From the very first line of the data to the line containing "sep=0pt] (title) at", retype everything exactly, leaving the pictures behind.

▶ **DATA EXTRACT**
════════════════
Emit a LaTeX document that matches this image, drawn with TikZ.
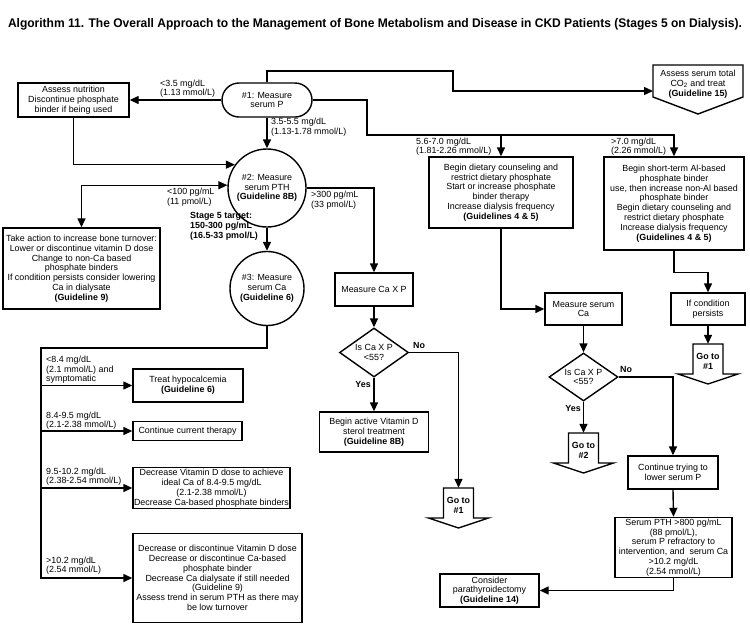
\documentclass[tikz,border=0pt]{standalone}
\usepackage{fontspec}
\usepackage{graphicx}
\setmainfont{Liberation Sans}
\usetikzlibrary{arrows.meta,shapes.geometric,calc}
\newcommand\fs{\fontsize{8.9}{9.8}\selectfont}
\newcommand\gotoshape[1]{\draw[ln] ($(#1)+(-15,-17)$) -- ($(#1)+(15,-17)$) -- ($(#1)+(15,13)$) -- ($(#1)+(30,13)$) -- ($(#1)+(0,23)$) -- ($(#1)+(-30,13)$) -- ($(#1)+(-15,13)$) -- cycle;}
\begin{document}
\begin{tikzpicture}[x=1pt,y=-1pt,
  box/.style={draw, line width=1.4pt, align=center, inner sep=0pt, font=\fs},
  lbl/.style={align=left, inner sep=0pt, font=\fs},
  gotxt/.style={align=center, inner sep=0pt, font=\fs\bfseries, minimum width=30pt, minimum height=34pt},
  ln/.style={line width=1.4pt},
  arr/.style={line width=1.4pt, -{Triangle[length=9pt,width=8pt]}},
  arrboth/.style={line width=1.4pt, {Triangle[length=9pt,width=8pt]}-{Triangle[length=9pt,width=8pt]}}]
\useasboundingbox (0,0) rectangle (750,625);
\fill[white] (0,0) rectangle (750,625);
\node[inner sep=0pt] (title) at (375,24) {\resizebox{734pt}{\height}{\fontsize{12.5}{14}\selectfont\bfseries Algorithm 11. The Overall Approach to the Management of Bone Metabolism and Disease in CKD Patients (Stages 5 on Dialysis).}};

\node[box, minimum width=111pt, minimum height=34pt] (n1) at (73.5,100) {Assess nutrition\\Discontinue phosphate\\binder if being used};
\node[box, rounded corners=17pt, minimum width=90pt, minimum height=34pt] (p1) at (267,100) {\#1: Measure\\serum P};
\node[align=center, inner sep=0pt, font=\fs, minimum width=90pt] (co2) at (698,84) {Assess serum total\\CO\textsubscript{2} and treat\\\textbf{(Guideline 15)}};
\draw[ln] ($(co2)+(-45,-19)$) -- ($(co2)+(45,-19)$) -- ($(co2)+(45,13)$) -- ($(co2)+(0,30)$) -- ($(co2)+(-45,13)$) -- cycle;
\coordinate (co2in) at ($(co2)+(-45,7)$);

\node[box, minimum width=144pt, minimum height=71pt] (diet) at (501,192.5) {Begin dietary counseling and\\restrict dietary phosphate\\Start or increase phosphate\\binder therapy\\Increase dialysis frequency\\\textbf{(Guidelines 4 \& 5)}};
\node[box, minimum width=140pt, minimum height=93pt] (al) at (674,203.5) {Begin short-term Al-based\\phosphate binder\\use, then increase non-Al based\\phosphate binder\\Begin dietary counseling and\\restrict dietary phosphate\\Increase dialysis frequency\\\textbf{(Guidelines 4 \& 5)}};
\node[box, circle, minimum size=78pt] (c2) at (267,188) {\#2: Measure\\serum PTH\\\textbf{(Guideline 8B)}};
\node[box, minimum width=157pt, minimum height=81pt] (take) at (81.5,268.5) {Take action to increase bone turnover:\\Lower or discontinue vitamin D dose\\Change to non-Ca based\\phosphate binders\\If condition persists consider lowering\\Ca in dialysate\\\textbf{(Guideline 9)}};
\node[box, circle, minimum size=74pt] (c3) at (267,288.5) {\#3: Measure\\serum Ca\\\textbf{(Guideline 6)}};
\node[box, minimum width=78pt, minimum height=33pt] (cxp) at (374,289.5) {Measure Ca X P};
\node[box, diamond, aspect=1.4, minimum width=69pt, minimum height=49pt] (d1) at (374,352.5) {Is Ca X P\\<55?};
\node[box, minimum width=109pt, minimum height=40pt] (vitd) at (374,432) {Begin active Vitamin D\\sterol treatment\\\textbf{(Guideline 8B)}};
\node[gotxt] (g1m) at (458.5,505) {Go to\\\#1};
\node[box, minimum width=77pt, minimum height=32pt] (mca) at (583.5,309) {Measure serum\\Ca};
\node[box, diamond, aspect=1.4, minimum width=69pt, minimum height=48pt] (d2) at (583.5,377) {Is Ca X P\\<55?};
\node[gotxt] (g2) at (583.5,450) {Go to\\\#2};
\node[box, minimum width=74pt, minimum height=32pt] (ifc) at (708,309) {If condition\\persists};
\node[gotxt] (g1r) at (708,361) {Go to\\\#1};
\node[box, minimum width=90pt, minimum height=33pt] (ctry) at (673,472.5) {Continue trying to\\lower serum P};
\node[box, minimum width=117pt, minimum height=60pt] (spth) at (673.5,547.5) {Serum PTH >800 pg/mL\\(88 pmol/L),\\serum P refractory to\\intervention, and \ serum Ca\\>10.2 mg/dL\\(2.54 mmol/L)};
\node[box, minimum width=99pt, minimum height=33pt] (cons) at (489.5,590.5) {Consider\\parathyroidectomy\\\textbf{(Guideline 14)}};
\node[box, minimum width=110pt, minimum height=33pt] (hypo) at (188,385.5) {Treat hypocalcemia\\\textbf{(Guideline 6)}};
\node[box, minimum width=109pt, minimum height=19pt] (cont) at (187.5,431) {Continue current therapy};
\node[box, minimum width=157pt, minimum height=41pt] (dec1) at (211.5,488) {Decrease Vitamin D dose to achieve\\ideal Ca of 8.4-9.5 mg/dL\\(2.1-2.38 mmol/L)\\Decrease Ca-based phosphate binders};
\node[box, minimum width=169pt, minimum height=89pt] (dec2) at (217.5,578) {Decrease or discontinue Vitamin D dose\\Decrease or discontinue Ca-based\\phosphate binder\\Decrease Ca dialysate if still needed\\(Guideline 9)\\Assess trend in serum PTH as there may\\be low turnover};

\gotoshape{g1m}
\gotoshape{g2}
\gotoshape{g1r}

% connectors
\draw[arr] (p1.west) -- (n1.east);
\draw[arr] (p1.north) |- (453,71) |- (co2in);
\draw[arr] (p1.east) -| (367,135) -| (al.north);
\draw[arr] ($(diet.north)+(0,-22)$) -- (diet.north);
\draw[arr] (p1.south) -- (c2.north);
\draw[arr] (n1.south) |- (c2.144);
\draw[arrboth] (take.north) |- (c2.176);
\draw[arr] (c2.east) -| (cxp.north);
\draw[arr] (c2.south) -- (c3.north);
\coordinate (spine) at (41,348);
\draw[arr] (c3.south) |- (spine) |- (dec2.west);
\draw[arr] (spine |- hypo.west) -- (hypo.west);
\draw[arr] (spine |- cont.west) -- (cont.west);
\draw[arr] (spine |- dec1.west) -- (dec1.west);
\draw[arr] (cxp.south) -- (d1.north);
\draw[arr] (d1.south) -- (vitd.north);
\draw[arr] (d1.east) -| (g1m.north);
\draw[arr] (diet.south) |- (mca.west);
\draw[arr] (mca.south) -- (d2.north);
\draw[arr] (d2.south) -- (g2.north);
\draw[arr] (d2.east) -| (ctry.north);
\draw[arr] (al.south) -- ++(0,22) -| (ifc.north);
\draw[arr] (ifc.south) -- (g1r.north);
\draw[arr] (ctry.south) -- (spth.north);
\draw[arr] (spth.south) |- (cons.east);

% labels
\node[lbl, anchor=south west] (l1) at (160,98) {<3.5 mg/dL\\(1.13 mmol/L)};
\node[lbl, anchor=north west] (l2) at (271,118) {3.5-5.5 mg/dL\\(1.13-1.78 mmol/L)};
\node[lbl, anchor=south west] (l3) at (416,156) {5.6-7.0 mg/dL\\(1.81-2.26 mmol/L)};
\node[lbl, anchor=south west] (l4) at (611,156) {>7.0 mg/dL\\(2.26 mmol/L)};
\node[lbl, anchor=north west] (l5) at (167,188) {<100 pg/mL\\(11 pmol/L)};
\node[lbl, anchor=north west] (l6) at (311,191) {>300 pg/mL\\(33 pmol/L)};
\node[lbl, font=\fs\bfseries, anchor=north west] (l7) at (190,212) {Stage 5 target:\\150-300 pg/mL\\(16.5-33 pmol/L)};
\node[lbl, anchor=south west] (l8) at (46,384) {<8.4 mg/dL\\(2.1 mmol/L) and\\symptomatic};
\node[lbl, anchor=south west] (l9) at (46,430) {8.4-9.5 mg/dL\\(2.1-2.38 mmol/L)};
\node[lbl, anchor=south west] (l10) at (46,486) {9.5-10.2 mg/dL\\(2.38-2.54 mmol/L)};
\node[lbl, anchor=south west] (l11) at (46,575) {>10.2 mg/dL\\(2.54 mmol/L)};
\node[lbl, font=\fs\bfseries, anchor=west] (no1) at (413,345) {No};
\node[lbl, font=\fs\bfseries, anchor=east] (yes1) at (371,384) {Yes};
\node[lbl, font=\fs\bfseries, anchor=west] (no2) at (620,369) {No};
\node[lbl, font=\fs\bfseries, anchor=east] (yes2) at (581,408) {Yes};
\end{tikzpicture}
\end{document}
════════════════
▶ **COMPLETED TASK**
Emit a LaTeX document that matches this image, drawn with TikZ.
\documentclass[tikz,border=0pt]{standalone}
\usepackage{fontspec}
\usepackage{graphicx}
\setmainfont{Liberation Sans}
\usetikzlibrary{arrows.meta,shapes.geometric,calc}
\newcommand\fs{\fontsize{8.9}{9.8}\selectfont}
\newcommand\gotoshape[1]{\draw[ln] ($(#1)+(-15,-17)$) -- ($(#1)+(15,-17)$) -- ($(#1)+(15,13)$) -- ($(#1)+(30,13)$) -- ($(#1)+(0,23)$) -- ($(#1)+(-30,13)$) -- ($(#1)+(-15,13)$) -- cycle;}
\begin{document}
\begin{tikzpicture}[x=1pt,y=-1pt,
  box/.style={draw, line width=1.4pt, align=center, inner sep=0pt, font=\fs},
  lbl/.style={align=left, inner sep=0pt, font=\fs},
  gotxt/.style={align=center, inner sep=0pt, font=\fs\bfseries, minimum width=30pt, minimum height=34pt},
  ln/.style={line width=1.4pt},
  arr/.style={line width=1.4pt, -{Triangle[length=9pt,width=8pt]}},
  arrboth/.style={line width=1.4pt, {Triangle[length=9pt,width=8pt]}-{Triangle[length=9pt,width=8pt]}}]
\useasboundingbox (0,0) rectangle (750,625);
\fill[white] (0,0) rectangle (750,625);
\node[inner sep=0pt] (title) at (375,24) {\resizebox{734pt}{\height}{\fontsize{12.5}{14}\selectfont\bfseries Algorithm 11. The Overall Approach to the Management of Bone Metabolism and Disease in CKD Patients (Stages 5 on Dialysis).}};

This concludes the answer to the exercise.